Said Davidson, "We should all get behind a test...another test case has to be pushed to the Supreme Court to decide this case once and for all."
But Jack London, a Winnipeg lawyer and panel member, had a different view.
"First Nations should stay as far away from the courts as they possibly can," he said. "What test cases are likely to wind up doing are setting very difficult precedents that will set back the laws that provided for the liberal interpretations in the past."
He suggested Aboriginals work the Williams decision to thei advantage by adapting their tax planning under the new guidelines, for instance by setting up trusts.
"If you focus on Williams as bad law, you'll miss the good part of Williams," said London. "It opens up a whole new area of tax structuring."
A third panel member, Robin Wortman, the Metis executive director of the Advancement of Native Development Officers in Edmonton, agreed with neither plan.
"What we need is the federal government to vacate the jurisdiction of tax law and hand it over to the governments of First Nations."
"The fundamental issue is that First Nations need jurisdiction because First Nations need unlimited sources of income for economic development and to provide services to the people of their communities," he said.
In response to a delegate from a reserve in Northern B.C., who, as a law student, planned to open an office in Vancouver one day and wondered if he would need to maintain an apartment on his reserve to keep his tax-exempt status, Davidson said, "the answer is yes. If you don't live on the reserve, you're dead."
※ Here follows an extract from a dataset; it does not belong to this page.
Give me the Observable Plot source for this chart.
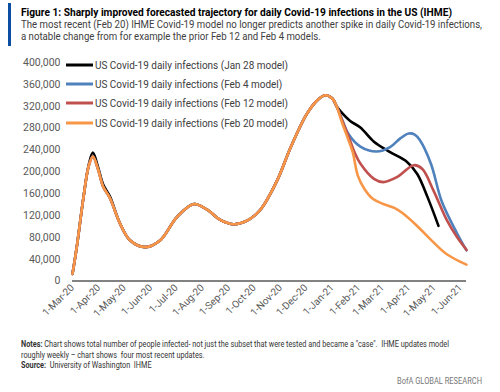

He added, "Jack's view is to work within Williams' guidelines. But lots of people can't," such as wage workers who wouldn't be able to set themselves up as a corporation on reserve to maintain an exempt status, as a self-employed lawyer could.
And Wortman worried about the effects that would have on reserves, particularly, he said, when huge non-Native businesses always seem to attract the best and brightest Natives as employees.
"If you have to set up an apartment on reserve, what does that leave for the communities? Is that the way we want to see the future?"